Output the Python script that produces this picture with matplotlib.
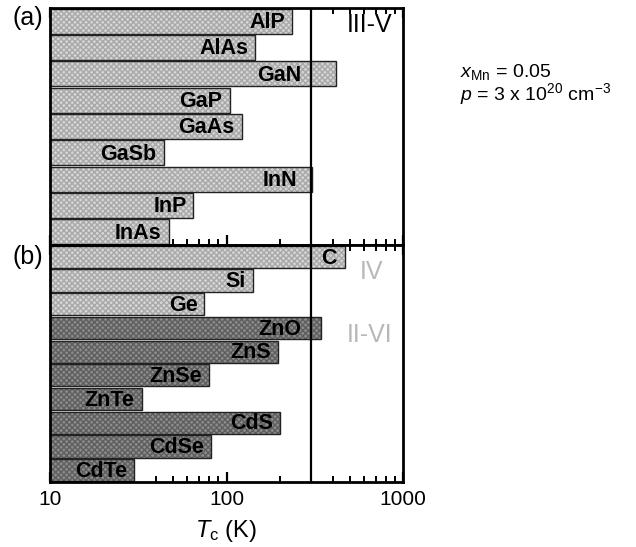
import matplotlib
matplotlib.use("Agg")
import matplotlib.pyplot as plt
from matplotlib.ticker import LogLocator, NullFormatter, FixedLocator, FixedFormatter

plt.rcParams['font.family'] = ['Liberation Sans', 'DejaVu Sans']
plt.rcParams['mathtext.fontset'] = 'custom'
plt.rcParams['mathtext.rm'] = 'Liberation Sans'
plt.rcParams['mathtext.it'] = 'Liberation Sans:italic'

# ---- data ----
iii_v_names = ["AlP", "AlAs", "GaN", "GaP", "GaAs", "GaSb", "InN", "InP", "InAs"]
iii_v_tc = [235, 145, 417, 104, 122, 44, 307, 65, 47]

iv_names = ["C", "Si", "Ge"]
iv_tc = [470, 141, 75]

ii_vi_names = ["ZnO", "ZnS", "ZnSe", "ZnTe", "CdS", "CdSe", "CdTe"]
ii_vi_tc = [343, 196, 80, 33, 201, 82, 30]

room_temperature = 300
x_ticks = [10, 100, 1000]
x_tick_labels = ["10", "100", "1000"]

LIGHT = "#d6d6d6"
LIGHT_H = "#a8a8a8"
DARK = "#8c8c8c"
DARK_H = "#5e5e5e"

fig = plt.figure(figsize=(6.36, 5.47), dpi=100)
L, R = 50 / 636, 403 / 636
top = 1 - 8 / 547
mid = 1 - 245 / 547
bot = 1 - 482 / 547
ax_a = fig.add_axes([L, mid, R - L, top - mid])
ax_b = fig.add_axes([L, bot, R - L, mid - bot], sharex=ax_a)


def draw_bars(ax, names, values, offset, face, hatchc):
    ys = list(range(offset, offset + len(names)))
    ax.barh(ys, values, left=0.001, height=0.94, color=face, edgecolor=hatchc,
            hatch='xxxxxx', linewidth=0, zorder=2)
    ax.barh(ys, values, left=0.001, height=0.94, facecolor='none',
            edgecolor='#222222', linewidth=1.0, zorder=3)
    for y, n, v in zip(ys, names, values):
        xe = min(v, 290) / 1.095
        if n == "C":
            xe = v / 1.12
        if n == "InN":
            xe = v / 1.22
        ax.text(xe, y + 0.05, n, ha='right', va='center', fontsize=15.5,
                fontweight='bold', color='black', zorder=4)


draw_bars(ax_a, iii_v_names, iii_v_tc, 0, LIGHT, LIGHT_H)
draw_bars(ax_b, iv_names, iv_tc, 0, LIGHT, LIGHT_H)
draw_bars(ax_b, ii_vi_names, ii_vi_tc, len(iv_names), DARK, DARK_H)

ax_a.set_ylim(len(iii_v_names) - 0.5, -0.5)
ax_b.set_ylim(len(iv_names) + len(ii_vi_names) - 0.5, -0.5)

for ax in (ax_a, ax_b):
    ax.set_xscale('log')
    ax.set_xlim(10, 1000)
    ax.axvline(room_temperature, color='black', linewidth=1.6, zorder=5)
    ax.set_yticks([])
    for s in ax.spines.values():
        s.set_linewidth(2.0)
        s.set_zorder(6)
    ax.xaxis.set_major_locator(FixedLocator(x_ticks))
    ax.xaxis.set_minor_locator(LogLocator(base=10, subs=range(2, 10)))
    ax.xaxis.set_minor_formatter(NullFormatter())
    ax.tick_params(axis='x', which='major', direction='in', top=True, bottom=True,
                   length=7, width=1.6)
    ax.tick_params(axis='x', which='minor', direction='in', top=True, bottom=True,
                   length=4, width=1.4)

ax_a.tick_params(axis='x', which='both', labelbottom=False)
ax_b.xaxis.set_major_formatter(FixedFormatter(x_tick_labels))
ax_b.tick_params(axis='x', which='major', labelsize=15, pad=6)
ax_b.set_xlabel(r"$T_{\mathrm{c}}$ (K)", fontsize=17, labelpad=6)

ax_a.text(0.97, 0.93, "III-V", transform=ax_a.transAxes, ha='right', va='center',
          fontsize=18, color='black')
ax_b.text(0.945, 0.885, "IV", transform=ax_b.transAxes, ha='right', va='center',
          fontsize=18, color='#b8b8b8')
ax_b.text(0.97, 0.62, "II-VI", transform=ax_b.transAxes, ha='right', va='center',
          fontsize=18, color='#b8b8b8')

fig.text(12 / 636, 1 - 18 / 547, "(a)", fontsize=18, ha='left', va='center')
fig.text(12 / 636, 1 - 257 / 547, "(b)", fontsize=18, ha='left', va='center')

fig.text(460 / 636, 1 - 72 / 547, r"$x_{\mathrm{Mn}}$ = 0.05", fontsize=14,
         ha='left', va='center')
fig.text(460 / 636, 1 - 94 / 547, r"$p$ = 3 x 10$^{20}$ cm$^{\mathrm{-3}}$", fontsize=14,
         ha='left', va='center')

fig.savefig("out.png", dpi=100)
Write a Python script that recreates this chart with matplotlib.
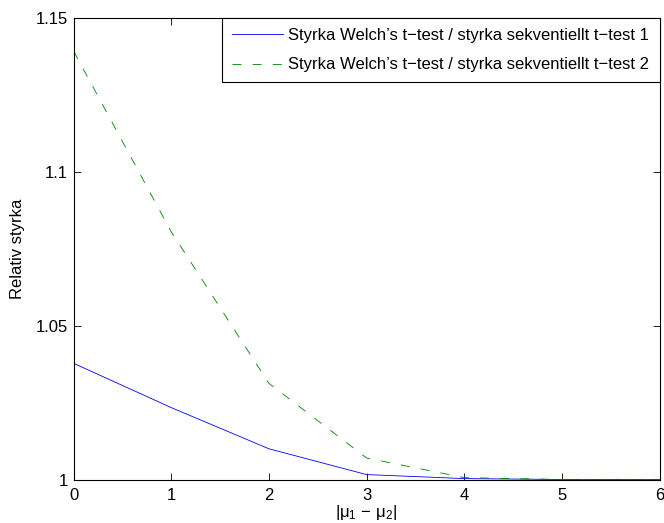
import matplotlib
matplotlib.use('Agg')
import matplotlib.pyplot as plt
from matplotlib.ticker import FuncFormatter

plt.rcParams['font.family'] = ['Liberation Sans', 'DejaVu Sans']
plt.rcParams['mathtext.fontset'] = 'custom'
plt.rcParams['mathtext.rm'] = 'Liberation Sans'
plt.rcParams['mathtext.it'] = 'Liberation Sans'
plt.rcParams['mathtext.bf'] = 'Liberation Sans'
plt.rcParams['lines.scale_dashes'] = False

# difference in means
mu_diff = [0, 1, 2, 3, 4, 5, 6]
# relative power, Welch vs sequential t-test 1 and 2
rel_power_1 = [1.0378, 1.0234, 1.0100, 1.0016, 1.0003, 1.0000, 1.0000]
rel_power_2 = [1.1394, 1.0806, 1.0313, 1.0070, 1.0006, 1.0000, 1.0000]

labels = ["Styrka Welch\u2019s t\u2212test / styrka sekventiellt t\u2212test 1",
          "Styrka Welch\u2019s t\u2212test / styrka sekventiellt t\u2212test 2"]

fig = plt.figure(figsize=(6.64, 5.23), dpi=100)
ax = fig.add_axes([73.5/664, 1 - 479.5/523, 586/664, 461.2/523])

ax.plot(mu_diff, rel_power_1, color=(0, 0, 1), lw=0.6, label=labels[0])
ax.plot(mu_diff, rel_power_2, color=(0, 0.5, 0), lw=0.6,
        linestyle=(0, (6.5, 8)), label=labels[1])

ax.set_xlim(0, 6)
ax.set_ylim(1, 1.15)
ax.set_xticks(range(7))
ax.set_yticks([1, 1.05, 1.1, 1.15])
ax.yaxis.set_major_formatter(FuncFormatter(lambda v, p: '%g' % round(v, 4)))

ax.tick_params(direction='in', top=True, right=True, length=5, width=0.6,
               labelsize=12)
ax.tick_params(axis='x', pad=6)
ax.tick_params(axis='y', pad=4)
for s in ax.spines.values():
    s.set_linewidth(0.8)

ax.set_xlabel(r'$|\mu_1\,-\,\mu_2|$', fontsize=12, labelpad=0)
ax.set_ylabel('Relativ styrka', fontsize=12, labelpad=8)

leg = ax.legend(loc='upper right', borderaxespad=0, fontsize=12,
                fancybox=False, framealpha=1, edgecolor='black',
                handlelength=3.05, handletextpad=0.35, labelspacing=0.85,
                borderpad=0.6)
leg.get_frame().set_linewidth(0.8)

fig.savefig('out.png', dpi=100)
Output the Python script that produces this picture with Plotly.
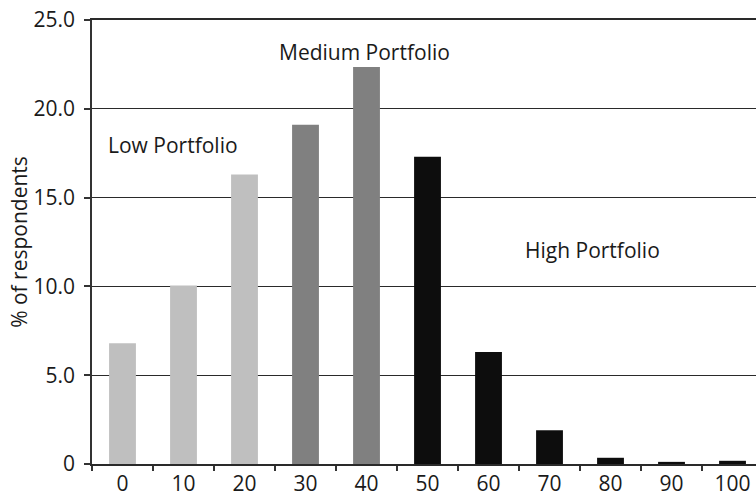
import plotly.graph_objects as go

categories = ["0", "10", "20", "30", "40", "50", "60", "70", "80", "90", "100"]
percent_respondents = [6.8, 10.05, 16.3, 19.1, 22.35, 17.3, 6.3, 1.9, 0.35, 0.12, 0.18]
portfolio_group = ["Low", "Low", "Low", "Medium", "Medium", "High", "High", "High", "High", "High", "High"]
y_tick_values = [0, 5, 10, 15, 20, 25]
y_tick_labels = ["0", "5.0", "10.0", "15.0", "20.0", "25.0"]

group_colors = {"Low": "#bfbfbf", "Medium": "#808080", "High": "#0d0d0d"}
FONT = "Open Sans"
FS = 21

fig = go.Figure()
fig.add_trace(go.Bar(
    x=categories,
    y=percent_respondents,
    marker=dict(color=[group_colors[g] for g in portfolio_group], line=dict(width=0)),
    width=0.44,
    showlegend=False,
    hoverinfo="x+y",
))

labels = [("Low Portfolio", 0.83, 17.98), ("Medium Portfolio", 3.975, 23.2), ("High Portfolio", 7.70, 12.07)]
for text, xv, yv in labels:
    fig.add_annotation(x=xv, y=yv, xref="x", yref="y", text=text, showarrow=False,
                       font=dict(family=FONT, size=FS, color="#1a1a1a"))

fig.update_layout(
    width=756, height=497,
    margin=dict(l=92, r=0, t=20, b=33),
    paper_bgcolor="white", plot_bgcolor="white",
    font=dict(family=FONT, size=FS, color="#1a1a1a"),
    bargap=0.56,
)
fig.update_xaxes(
    type="category",
    range=[-0.5, 10.385],
    showgrid=False,
    showline=True, linecolor="#2a2a2a", linewidth=1.5, mirror=True,
    ticks="outside", tickson="boundaries", ticklen=5, tickwidth=1.5, tickcolor="#333333",
    tickfont=dict(family=FONT, size=FS, color="#1a1a1a"),
    zeroline=False,
    automargin=False,
)
fig.update_yaxes(
    range=[0, 25],
    tickvals=y_tick_values, ticktext=y_tick_labels,
    showgrid=True, gridcolor="#2a2a2a", gridwidth=1.2,
    showline=True, linecolor="#333333", linewidth=1.5,
    ticks="outside", ticklen=6, tickwidth=1.5, tickcolor="#333333",
    ticklabelstandoff=5, ticklabeloverflow="allow",
    tickfont=dict(family=FONT, size=FS, color="#1a1a1a"),
    zeroline=False,
    automargin=False,
    title=dict(text="% of respondents", font=dict(family=FONT, size=FS, color="#1a1a1a"), standoff=0),
)

# remove the default 8px page margin so the figure fills the window exactly
fig.write_html("out.html", config={"displayModeBar": False},
               post_script="document.body.style.margin='0';")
★ ★ ★ ★ ★
Repeat exactly the lines from the first line of the records above through the line containing "NullFormatter, FixedLocator, FixedFormatter", leaving out the pictures.

Output the Python script that produces this picture with matplotlib.
import matplotlib
matplotlib.use("Agg")
import matplotlib.pyplot as plt
from matplotlib.ticker import LogLocator, NullFormatter, FixedLocator, FixedFormatter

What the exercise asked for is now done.